The first question to answer is why use Java as a base language? Actually, the programming model embodied in HPJava is largely language independent. It can bound to other languages like C, C++ and Fortran. But Java is a convenient base language, especially for initial experiments, because it provides full object-orientation--convenient for describing complex distributed data--implemented in a relatively simple setting, conducive to implementation of source-to-source translators. It has been noted elsewhere that Java has various features suggesting it could be an attractive language for science and engineering [7].

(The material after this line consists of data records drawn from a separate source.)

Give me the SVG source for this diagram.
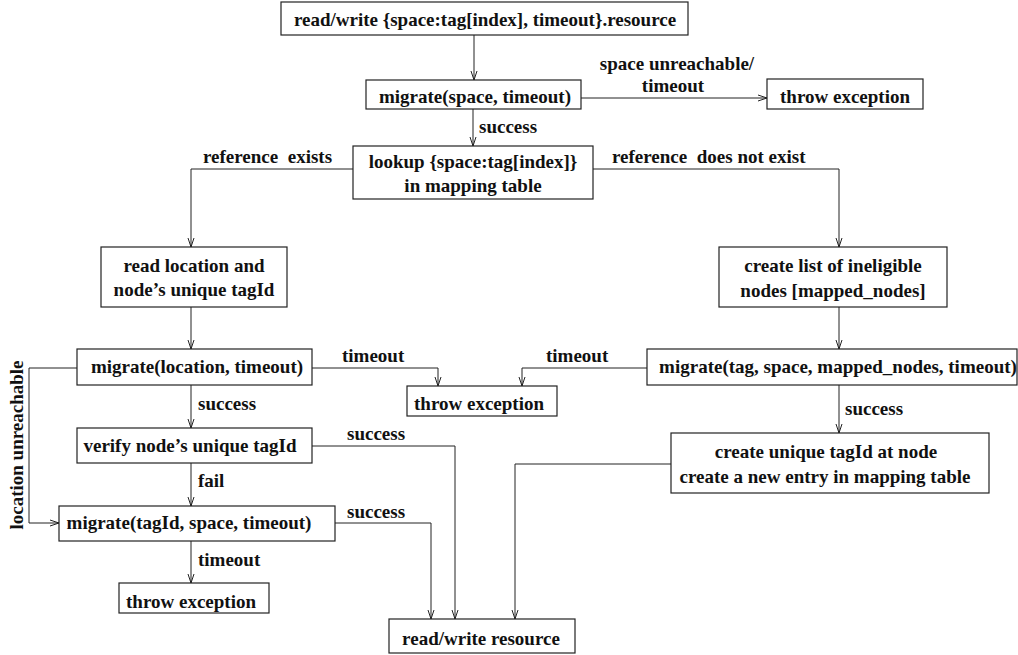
<svg xmlns="http://www.w3.org/2000/svg" width="1018" height="655" viewBox="0 0 1018 655">
<style>
.bx{fill:#fff;stroke:#222;stroke-width:1.2}
.t{font-family:"Liberation Serif","Times New Roman",serif;font-weight:bold;font-size:19px;fill:#111}
.m{text-anchor:middle}
.c{fill:none;stroke:#222;stroke-width:1}
</style>
<defs>
<marker id="ah" markerWidth="10" markerHeight="8" refX="9" refY="4" orient="auto" markerUnits="userSpaceOnUse">
<polyline points="0,1 9,4 0,7" fill="none" stroke="#222" stroke-width="1"/>
</marker>
</defs>
<rect width="1018" height="655" fill="#fff"/>
<g id="connectors">
<line class="c" x1="474" y1="35" x2="474" y2="80" marker-end="url(#ah)"/>
<line class="c" x1="581" y1="98" x2="767" y2="98" marker-end="url(#ah)"/>
<line class="c" x1="473" y1="109" x2="473" y2="146" marker-end="url(#ah)"/>
<polyline class="c" points="353,169 191,169 191,247" marker-end="url(#ah)"/>
<polyline class="c" points="593,169 839,169 839,247" marker-end="url(#ah)"/>
<line class="c" x1="191" y1="307" x2="191" y2="349" marker-end="url(#ah)"/>
<line class="c" x1="839" y1="307" x2="839" y2="349" marker-end="url(#ah)"/>
<polyline class="c" points="312,368 438,368 438,386" marker-end="url(#ah)"/>
<polyline class="c" points="647,368 522,368 522,386" marker-end="url(#ah)"/>
<line class="c" x1="191" y1="385" x2="191" y2="428" marker-end="url(#ah)"/>
<polyline class="c" points="77,368 29,368 29,523 59,523" marker-end="url(#ah)"/>
<line class="c" x1="191" y1="463" x2="191" y2="506" marker-end="url(#ah)"/>
<line class="c" x1="191" y1="541" x2="191" y2="583" marker-end="url(#ah)"/>
<polyline class="c" points="312,446 455,446 455,619" marker-end="url(#ah)"/>
<polyline class="c" points="335,523 431,523 431,619" marker-end="url(#ah)"/>
<line class="c" x1="839" y1="385" x2="839" y2="433" marker-end="url(#ah)"/>
<polyline class="c" points="671,464 515,464 515,619" marker-end="url(#ah)"/>
<g id="labels">
<text class="t m" x="677" y="70">space unreachable/</text>
<text class="t m" x="673" y="92">timeout</text>
<text class="t" x="479" y="133">success</text>
<text class="t" x="203" y="163" xml:space="preserve">reference  exists</text>
<text class="t" x="612" y="163" xml:space="preserve">reference  does not exist</text>
<text class="t" x="342" y="362">timeout</text>
<text class="t" x="546" y="362">timeout</text>
<text class="t" x="198" y="410">success</text>
<text class="t" x="845" y="415">success</text>
<text class="t" x="347" y="440">success</text>
<text class="t" x="198" y="487">fail</text>
<text class="t" x="347" y="518">success</text>
<text class="t" x="198" y="566">timeout</text>
<text class="t m" transform="translate(23,445) rotate(-90)">location unreachable</text>
</g>
</g>
<g id="n1"><rect class="bx" x="281" y="2" width="407" height="33"/><text class="t m" x="485" y="26">read/write {space:tag[index], timeout}.resource</text></g>
<g id="n2"><rect class="bx" x="366" y="80" width="215" height="29"/><text class="t m" x="475" y="103">migrate(space, timeout)</text></g>
<g id="n3"><rect class="bx" x="767" y="79" width="156" height="30"/><text class="t m" x="845" y="103">throw exception</text></g>
<g id="n4"><rect class="bx" x="353" y="146" width="240" height="53"/><text class="t m" x="473" y="168">lookup {space:tag[index]}</text><text class="t m" x="473" y="192">in mapping table</text></g>
<g id="n5"><rect class="bx" x="101" y="247" width="186" height="60"/><text class="t m" x="194" y="272">read location and</text><text class="t m" x="194" y="296">node’s unique tagId</text></g>
<g id="n6"><rect class="bx" x="719" y="247" width="228" height="60"/><text class="t m" x="833" y="272">create list of ineligible</text><text class="t m" x="833" y="297">nodes [mapped_nodes]</text></g>
<g id="n7"><rect class="bx" x="77" y="349" width="235" height="36"/><text class="t m" x="197" y="373">migrate(location, timeout)</text></g>
<g id="n8"><rect class="bx" x="647" y="349" width="370" height="36"/><text class="t m" x="838" y="373">migrate(tag, space, mapped_nodes, timeout)</text></g>
<g id="n9"><rect class="bx" x="407" y="386" width="150" height="30"/><text class="t m" x="479" y="410">throw exception</text></g>
<g id="n10"><rect class="bx" x="77" y="428" width="235" height="35"/><text class="t m" x="190" y="452">verify node’s unique tagId</text></g>
<g id="n11"><rect class="bx" x="671" y="433" width="318" height="60"/><text class="t m" x="826" y="458">create unique tagId at node</text><text class="t m" x="825" y="483">create a new entry in mapping table</text></g>
<g id="n12"><rect class="bx" x="59" y="506" width="276" height="35"/><text class="t m" x="189" y="529">migrate(tagId, space, timeout)</text></g>
<g id="n13"><rect class="bx" x="119" y="583" width="150" height="30"/><text class="t m" x="191" y="608">throw exception</text></g>
<g id="n14"><rect class="bx" x="389" y="619" width="186" height="34"/><text class="t m" x="481" y="645">read/write resource</text></g>
</svg>
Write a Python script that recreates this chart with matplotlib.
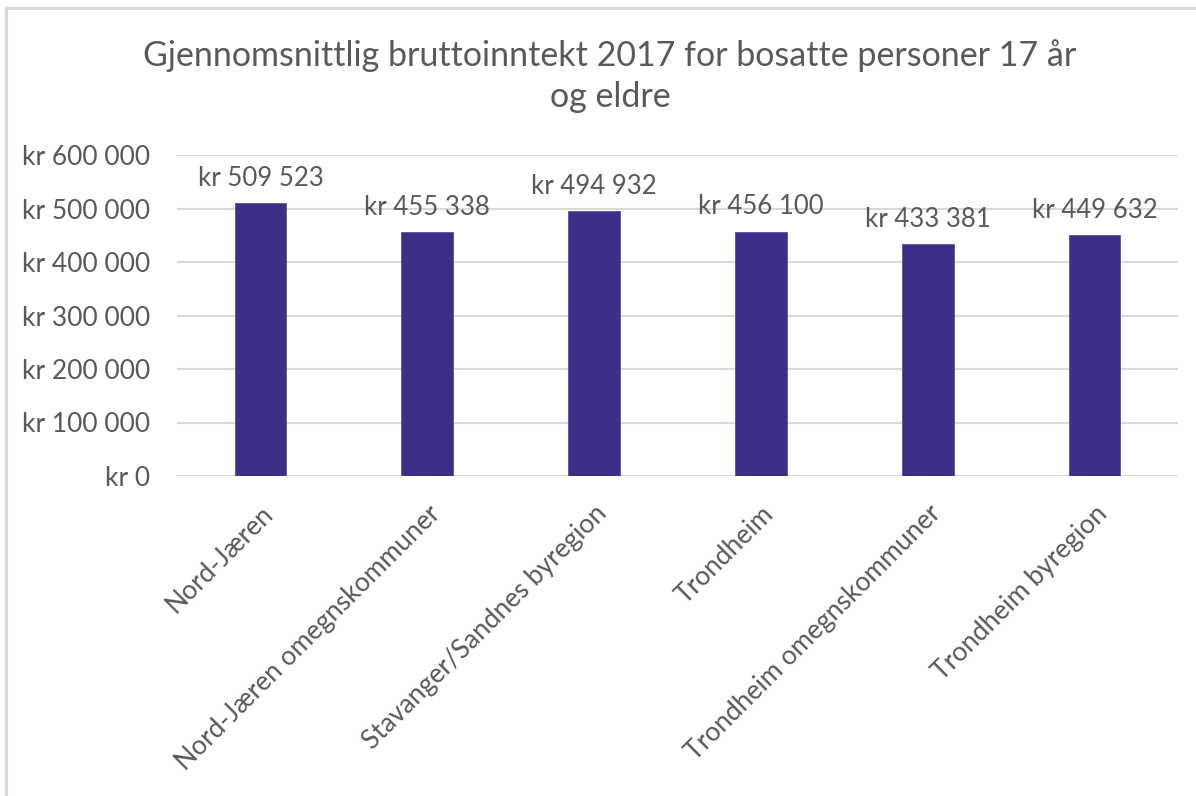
import numpy as np
import matplotlib.pyplot as plt
from matplotlib.lines import Line2D
from matplotlib.ticker import FuncFormatter

categories = ['Nord-Jæren', 'Nord-Jæren omegnskommuner', 'Stavanger/Sandnes byregion',
              'Trondheim', 'Trondheim omegnskommuner', 'Trondheim byregion']
values = [509523, 455338, 494932, 456100, 433381, 449632]
y_ticks = [0, 100000, 200000, 300000, 400000, 500000, 600000]
title = 'Gjennomsnittlig bruttoinntekt 2017 for bosatte personer 17 år\nog eldre'

text_color = '#595959'
bar_color = '#3b2f87'
grid_color = '#d9d9d9'

plt.rcParams['font.family'] = ['Lato', 'DejaVu Sans']


def kr_format(v, _pos=None):
    return 'kr ' + f'{int(round(v)):,}'.replace(',', ' ')


W, H = 1196, 796
fig = plt.figure(figsize=(W / 100, H / 100), dpi=100)
# plot area in pixels: left 177, right 1178, top (600k) 155, bottom (0) 476
ax = fig.add_axes([177 / W, 1 - 476 / H, (1178 - 177) / W, (476 - 155) / H])

x = np.arange(len(categories))
ax.bar(x, values, width=0.31, color=bar_color, edgecolor='#5a4fa8', linewidth=0.6, zorder=3)

for xi, v in zip(x, values):
    ax.annotate(kr_format(v), (xi, v), xytext=(0, 9), textcoords='offset points',
                ha='center', va='bottom', fontsize=18.5, color=text_color, zorder=4)

ax.set_xlim(-0.5, len(categories) - 0.5)
ax.set_ylim(0, 600000)
ax.set_yticks(y_ticks)
ax.yaxis.set_major_formatter(FuncFormatter(kr_format))
ax.grid(axis='y', color=grid_color, linewidth=1.5, zorder=0)
ax.set_xticks(x)
ax.set_xticklabels(categories, rotation=45, ha='right', rotation_mode='anchor')

for s in ax.spines.values():
    s.set_visible(False)
ax.tick_params(axis='both', length=0, labelsize=19, colors=text_color)
ax.tick_params(axis='y', pad=19)
ax.tick_params(axis='x', pad=18)
for lbl in ax.get_xticklabels():
    lbl.set_color(text_color)

fig.text(0.5 + 12 / W, 1 - 76 / H, title, ha='center', va='center', fontsize=24.5,
         color=text_color, linespacing=1.35)

# light chart border (top and left edges visible)
fig.add_artist(Line2D([6 / W, 6 / W], [0, 1 - 8 / H], color='#d9d9d9', lw=2.2,
                      transform=fig.transFigure))
fig.add_artist(Line2D([6 / W, 1], [1 - 8 / H, 1 - 8 / H], color='#d9d9d9', lw=2.2,
                      transform=fig.transFigure))

fig.savefig('out.png', dpi=100, facecolor='white')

With Java as base language, an obvious question is whether we can extend the language by simply adding packages, instead of changing the syntax. There are two problems with doing this for data-parallel programming.
Our baseline is HPF, and any package supporting parallel arrays as general as HPF is likely cumbersome to code with. The examples given earlier using the adJava interface illustrate this point. Our runtime system needs an (in principle) infinite series of class names
Array1dI, Array1cI, Array2ddI, Array2dcI, ...
to express the HPJava types
int [[]], int [[*]], int [[,]], int [[,*]] ...
as well as the corresponding series for char, float, and so on. To access an element of a distributed array in HPJava, one writes
a[i] = 3 ;
In the adJava interface, it must be written as,
a.dat()[a.pos(i)] = 3 ;
This is for simple subscripting. In passing in section 3.2 we noted how even more complex Fortran-90 style regular section construction appeared using the raw class library interface.
The second problems is that a Java program using a package like adJava in a direct, naive way will have very poor performance, because all the local address of the global array are expressed by functions such as pos. An optimization pass is needed to transform offset computation to a more intelligent style, as suggested in section 3.3. So if a preprocessor must do these optimizations anyway, it makes most sense to design a set of syntax to express the concepts of the programming model more naturally.